The zoo is one hectare in size, and is set over four levels on the Rock of Monaco. None of the animals in the zoo were purchased; all of the animals in the zoo were given as donations, adopted from circuses, rescued as abandoned animals, or were seized by customs. Five animals came to the zoo after the 2009 closure of the zoo at Saint-Jean-Cap-Ferrat. In 2022, the zoo adopted several exotic animals from a local animal shelter, including a peacock, a blue-fronted amazon, and two leopard geckos.

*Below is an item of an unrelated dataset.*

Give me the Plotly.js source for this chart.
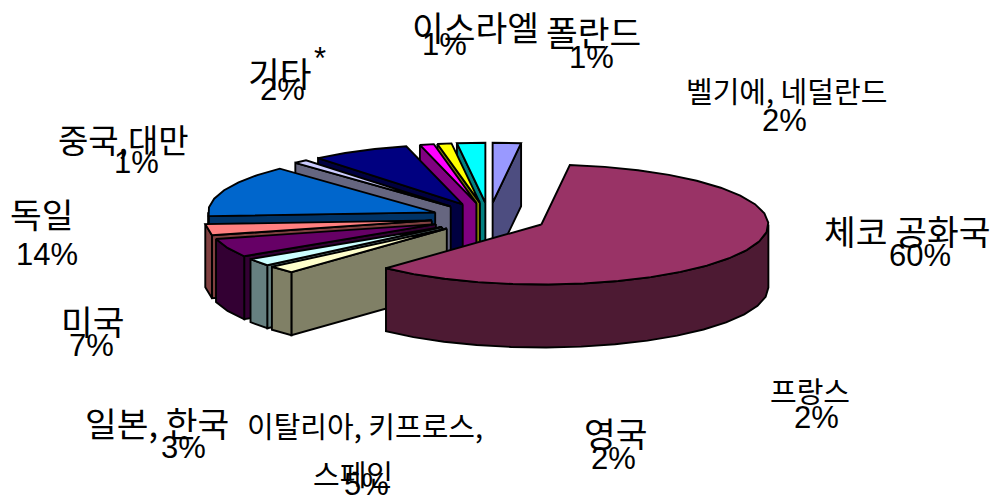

The zoo formerly contained leopards, but these were released into the wild due to the efforts of campaigner Virginia McKenna, founder of the Born Free Foundation. The two leopards, Pitou and Sirius, had been kept in a five-meter enclosure with a concrete floor. McKenna had previously visited Monaco nine times in an attempt to petition Prince Rainier for the animal's release, she was finally granted a royal audience with Prince Albert after his ascension to the Monegasque throne in 2005. Albert agreed to release the leopards to Born Free, with a promise to release the camel and hippo in the zoo at a later date. Albert also promised to turn the Zoological Gardens into a petting zoo.

In August 2018, the garden temporarily closed do to an infestation of agave weevils. Over five tons of plants had to be incinerated, and the rock walls had to be cleaned. The garden re-opened in June 2019.